Iran War Impacts Boost US Agribusiness 2026 Outlooks
Key Takeaways
- •Bunge lifts 2026 EPS forecast to $9‑$9.5 per share
- •Soybean oil prices hit three‑year high, boosting crush margins
- •Processing capacity near max; new plant openings limited through 2027
- •Syngenta Q1 sales rise 2% to $6.4B, driven by China
Pulse Analysis
The ongoing conflict in Iran has sent global crude oil prices soaring, a development that reverberates across the agricultural sector. Elevated oil prices make plant‑based oils, especially soybean oil, more attractive for biofuel production, prompting the U.S. Environmental Protection Agency to accelerate its blending mandate. For grain traders and oilseed processors, this creates a rare convergence of high commodity prices and strong policy support, driving profit margins to levels not seen since the early days of the Ukraine war. The ripple effect is evident in futures markets, where soybeans and corn have rallied, encouraging farmers to release stored grain and boosting trading volumes.
Bunge Global’s decision to raise its full‑year 2026 earnings guidance reflects the immediate financial upside of these market dynamics. The company now expects adjusted earnings per share between $9.00 and $9.50, up from the prior $7.50‑$8.00 range, after a first‑quarter beat on both revenue and margin metrics. However, the firm cautions that oilseed processing is operating near capacity, with construction costs and higher interest rates slowing new plant roll‑outs. Only one new crush facility is slated for late‑year commissioning, and two modest expansions are in the pipeline, underscoring a near‑term bottleneck that could temper future margin gains.

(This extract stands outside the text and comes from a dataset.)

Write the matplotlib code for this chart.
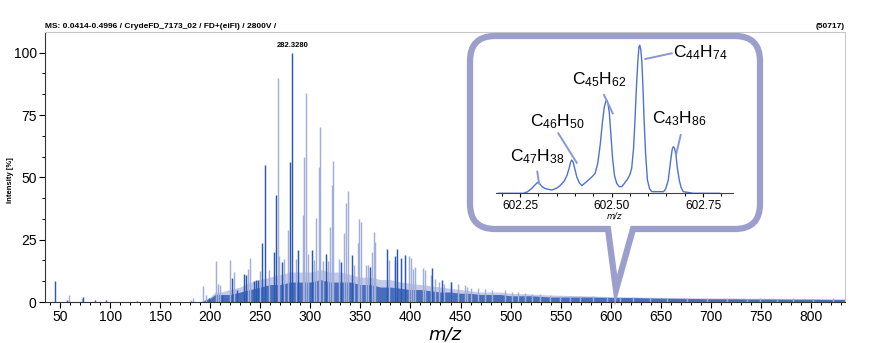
import numpy as np
import matplotlib.pyplot as plt
from matplotlib.path import Path
from matplotlib.patches import PathPatch
from matplotlib.ticker import MultipleLocator, AutoMinorLocator

plt.rcParams['font.family'] = ['Liberation Sans Narrow', 'Liberation Sans', 'DejaVu Sans']
plt.rcParams['mathtext.fontset'] = 'custom'
plt.rcParams['mathtext.rm'] = 'Lato'

# ---- main spectrum data (m/z, intensity %) ----
light_mz = [59, 72, 181, 183, 193, 196, 206, 208, 210, 220, 224, 238, 240, 250, 259,
            268, 269, 274, 278, 286, 293, 294, 296, 298, 304, 306, 309, 310, 313, 318,
            320, 322, 323, 329, 334, 336, 338, 344, 348, 349, 351, 356, 358, 362, 364,
            365, 379, 385, 399, 401, 403, 405, 413, 415, 421, 425, 429, 434, 440, 447,
            454, 456, 460, 467, 474, 481, 494, 501, 507, 514, 521, 529, 539, 549, 559,
            569, 582, 596, 609, 622, 639, 656, 676, 696, 716, 736, 749, 766, 782, 802, 822]
light_h = [3.0, 1.5, 1.0, 1.5, 6.3, 3.0, 16.3, 7.4, 6.7, 16.7, 12.1, 13.4, 17.8, 12.3, 13.0,
           90.0, 18.4, 17.4, 29.0, 17.4, 35.0, 58.0, 84.0, 19.4, 16.7, 33.5, 54.0, 70.0, 16.5, 16.3,
           30.0, 47.0, 56.5, 17.4, 27.5, 39.8, 44.6, 14.7, 23.7, 33.3, 32.0, 14.7, 14.7, 20.0, 28.0,
           24.0, 16.7, 16.7, 18.4, 17.8, 13.4, 14.0, 13.8, 12.7, 10.7, 9.4, 8.0, 7.4, 8.0, 7.4,
           6.7, 6.0, 5.8, 5.8, 5.1, 4.7, 4.9, 4.0, 4.0, 3.6, 3.3, 3.1, 2.8, 2.5, 2.5,
           2.3, 2.3, 2.0, 2.0, 2.0, 1.7, 1.6, 1.5, 1.5, 1.7, 1.3, 1.7, 1.3, 1.5, 1.3, 1.7]

dark_mz = [45, 57, 73, 85, 96, 127, 199, 212, 222, 227, 234, 236, 244, 246, 248,
           252, 255, 264, 266, 272, 280, 282, 288, 302, 316, 331, 342, 360, 377,
           385, 387, 391, 395, 422, 432, 440]
dark_h = [8.3, 1.0, 2.0, 0.7, 0.8, 0.6, 1.6, 3.0, 9.5, 4.7, 11.4, 11.0, 8.4, 8.7, 9.0,
          23.7, 55.0, 20.0, 43.0, 16.1, 56.0, 100.0, 20.8, 21.0, 19.4, 16.1, 18.7, 14.0, 21.4,
          18.5, 21.4, 17.8, 18.7, 13.8, 8.7, 8.0]

# dense low-level background of the spectrum (dark layer and pale haze above it)
base_mz = [190, 200, 205, 210, 220, 230, 240, 250, 260, 270, 280, 290, 300, 310, 320,
           330, 340, 350, 360, 370, 380, 390, 400, 410, 420, 430, 440, 450, 460, 470,
           480, 490, 500, 520, 540, 560, 580, 600, 620, 640, 660, 680, 700, 720, 740,
           760, 780, 800, 820, 835]
base_h = [0, 1.5, 3, 3, 3, 4, 5, 6, 7, 7, 8, 8, 8, 9, 8,
          8, 8, 7, 7, 6, 6, 5.5, 5, 5, 4.5, 4, 4, 3.5, 3.5, 3,
          3, 3, 2.5, 2.5, 2, 2, 2, 1.8, 1.8, 1.6, 1.5, 1.4, 1.3, 1.3, 1.2,
          1.2, 1.1, 1.1, 1.0, 1.0]
haze_h = [0, 2, 4, 4, 5, 6, 8, 9, 10, 11, 12, 12, 12, 13, 12,
          12, 11, 10, 10, 9, 9, 8, 7.5, 7, 6.5, 6, 5.5, 5, 4.5, 4,
          4, 4, 3.5, 3.2, 2.8, 2.6, 2.4, 2.2, 2.0, 1.9, 1.8, 1.7, 1.6, 1.6, 1.5,
          1.5, 1.4, 1.4, 1.3, 1.3]

# ---- inset profile (m/z, relative intensity %) ----
prof_mz = [602.190, 602.259, 602.270, 602.282, 602.292, 602.298, 602.303, 602.310, 602.318,
           602.337, 602.350, 602.359, 602.370, 602.378, 602.384, 602.388, 602.391, 602.395,
           602.400, 602.405, 602.412, 602.419, 602.437, 602.448, 602.455, 602.462, 602.469,
           602.475, 602.480, 602.484, 602.487, 602.490, 602.494, 602.498, 602.503, 602.508,
           602.514, 602.521, 602.528, 602.542, 602.550, 602.555, 602.560, 602.564, 602.568,
           602.572, 602.575, 602.577, 602.580, 602.583, 602.586, 602.589, 602.593, 602.598,
           602.604, 602.610, 602.642, 602.648, 602.655, 602.659, 602.663, 602.666, 602.669,
           602.672, 602.676, 602.680, 602.685, 602.690, 602.696, 602.724, 602.796]
prof_h = [0, 0, 1.0, 3.4, 6.0, 7.4, 6.5, 4.5, 3.2,
          2.2, 3.5, 5.2, 8.0, 12.0, 17.0, 21.0, 22.5, 21.0,
          16.0, 11.0, 7.0, 5.2, 9.0, 11.5, 13.5, 20.0, 33.0,
          48.0, 58.0, 62.0, 63.0, 61.0, 54.0, 40.0, 23.0, 12.0,
          6.7, 4.5, 4.5, 9.0, 12.5, 16.9, 30.0, 49.4, 72.0,
          90.0, 99.0, 100.0, 97.0, 88.0, 70.0, 49.0, 27.0, 9.0,
          3.0, 1.1, 1.1, 3.0, 9.0, 17.0, 25.0, 30.0, 31.5,
          30.5, 26.0, 17.0, 9.0, 4.0, 1.1, 0, 0]

labels = [r'$\mathregular{C_{44}H_{74}}$', r'$\mathregular{C_{45}H_{62}}$',
          r'$\mathregular{C_{46}H_{50}}$', r'$\mathregular{C_{47}H_{38}}$',
          r'$\mathregular{C_{43}H_{86}}$']

W, H = 873, 343
fig = plt.figure(figsize=(W / 100, H / 100), dpi=100)


def fx(x):
    return x / W


def fy(y):
    return 1 - y / H


dark = '#2d58b2'
light = '#a3afdb'

ax = fig.add_axes([fx(45), fy(302), fx(845) - fx(45), fy(32) - fy(302)])
ax.fill_between(base_mz, haze_h, color='#c3cbe9', lw=0)
ax.vlines(light_mz, 0, light_h, colors=light, lw=1.05)
ax.fill_between(base_mz, base_h, color='#3c63b8', lw=0, alpha=0.9)
ax.vlines(dark_mz, 0, dark_h, colors=dark, lw=1.05)
ax.set_xlim(35, 834)
ax.set_ylim(0, 108.3)
ax.xaxis.set_major_locator(MultipleLocator(50))
ax.xaxis.set_minor_locator(MultipleLocator(10))
ax.yaxis.set_major_locator(MultipleLocator(25))
ax.yaxis.set_minor_locator(AutoMinorLocator(3))
ax.tick_params(which='major', length=4, width=0.8, labelsize=10, pad=2)
ax.tick_params(which='minor', length=2.5, width=0.7)
for s in ['top', 'right']:
    ax.spines[s].set_color('#c8c8c8')
ax.spines['left'].set_color('#333333')
ax.spines['bottom'].set_color('#333333')
ax.set_xlabel('m/z', fontsize=13, style='italic', family='DejaVu Sans', labelpad=1)
ax.set_ylabel('Intensity [%]', fontsize=5.5, fontweight='bold')
ax.yaxis.set_label_coords(-0.039, 0.45)
ax.annotate('282.3280', xy=(282, 100), xytext=(0, 3), textcoords='offset points',
            ha='center', va='bottom', fontsize=5.5, fontweight='bold')

fig.text(fx(45), fy(27), 'MS: 0.0414-0.4996 / CrydeFD_7173_02 / FD+(eiFI) / 2800V /',
         fontsize=6, fontweight='bold', va='center', ha='left')
fig.text(fx(845), fy(27), '(50717)', fontsize=6, fontweight='bold', va='center', ha='right')

# ---- speech bubble ----
L, R, T, B, r = 470, 760, 36, 229, 25
tl, tr, tip = 608, 633, (616, 290)
pts = [(L + r, T), (R - r, T), (R, T), (R, T + r), (R, B - r), (R, B), (R - r, B),
       (tr, B), tip, (tl, B), (L + r, B), (L, B), (L, B - r), (L, T + r), (L, T), (L + r, T)]
codes = [Path.MOVETO, Path.LINETO, Path.CURVE3, Path.CURVE3, Path.LINETO, Path.CURVE3, Path.CURVE3,
         Path.LINETO, Path.LINETO, Path.LINETO, Path.LINETO, Path.CURVE3, Path.CURVE3,
         Path.LINETO, Path.CURVE3, Path.CURVE3]
bubble = Path([(fx(x), fy(y)) for x, y in pts], codes)
fig.add_artist(PathPatch(bubble, facecolor='white', edgecolor='#9c9fcb', lw=4.5,
                         joinstyle='miter', transform=fig.transFigure, zorder=1))

# ---- inset ----
axi = fig.add_axes([fx(496), fy(193.3), fx(733) - fx(496), fy(37.9) - fy(193.3)], zorder=2)
axi.patch.set_alpha(0)
axi.plot(prof_mz, prof_h, color='#4d72d2', lw=1.0)
axi.set_xlim(602.184, 602.832)
axi.set_ylim(0, 105)
axi.xaxis.set_major_locator(MultipleLocator(0.25))
axi.xaxis.set_minor_locator(MultipleLocator(0.05))
axi.xaxis.set_major_formatter(plt.FormatStrFormatter('%.2f'))
axi.set_yticks([])
for s in ['top', 'right', 'left']:
    axi.spines[s].set_visible(False)
axi.spines['bottom'].set_color('#444444')
axi.tick_params(which='major', length=3, width=0.8, labelsize=8.5, pad=1.5)
axi.tick_params(which='minor', length=2, width=0.7)
axi.set_xlabel('m/z', fontsize=6, style='italic', family='DejaVu Sans', labelpad=0)

label_pos = [(673, 53), (572, 80), (530, 121.7), (510, 156.7), (651.7, 118.3)]
leaders = [((671.7, 53.3), (645.3, 59)), ((604, 95), (612.7, 113.3)),
           ((558.3, 133.3), (576.7, 162.7)), ((537.3, 171.7), (539, 183.3)),
           ((680.7, 135), (676, 155))]
for lab, (x, y), (p0, p1) in zip(labels, label_pos, leaders):
    fig.text(fx(x), fy(y), lab, fontsize=12.5, ha='left', va='center', zorder=3)
    fig.add_artist(plt.Line2D([fx(p0[0]), fx(p1[0])], [fy(p0[1]), fy(p1[1])],
                              color='#8797d8', lw=1.4, zorder=3))

fig.savefig('out.png', dpi=100)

Beyond Bunge, the broader agribusiness landscape is feeling the shockwaves. Syngenta’s modest 2% sales increase to $6.4 billion, driven by strong demand in China and Europe, highlights that seed and crop‑protection segments remain resilient despite geopolitical turbulence. Yet, rising fertilizer and fuel costs—exacerbated by the Iran war—pose a risk to planting decisions and input pricing. Analysts are revising 2026 profit outlooks for major grain traders, but they also flag lingering trade‑flow disruptions and logistics challenges. Companies that can navigate capacity constraints while leveraging higher biofuel demand are poised to capture the most upside in the evolving market environment.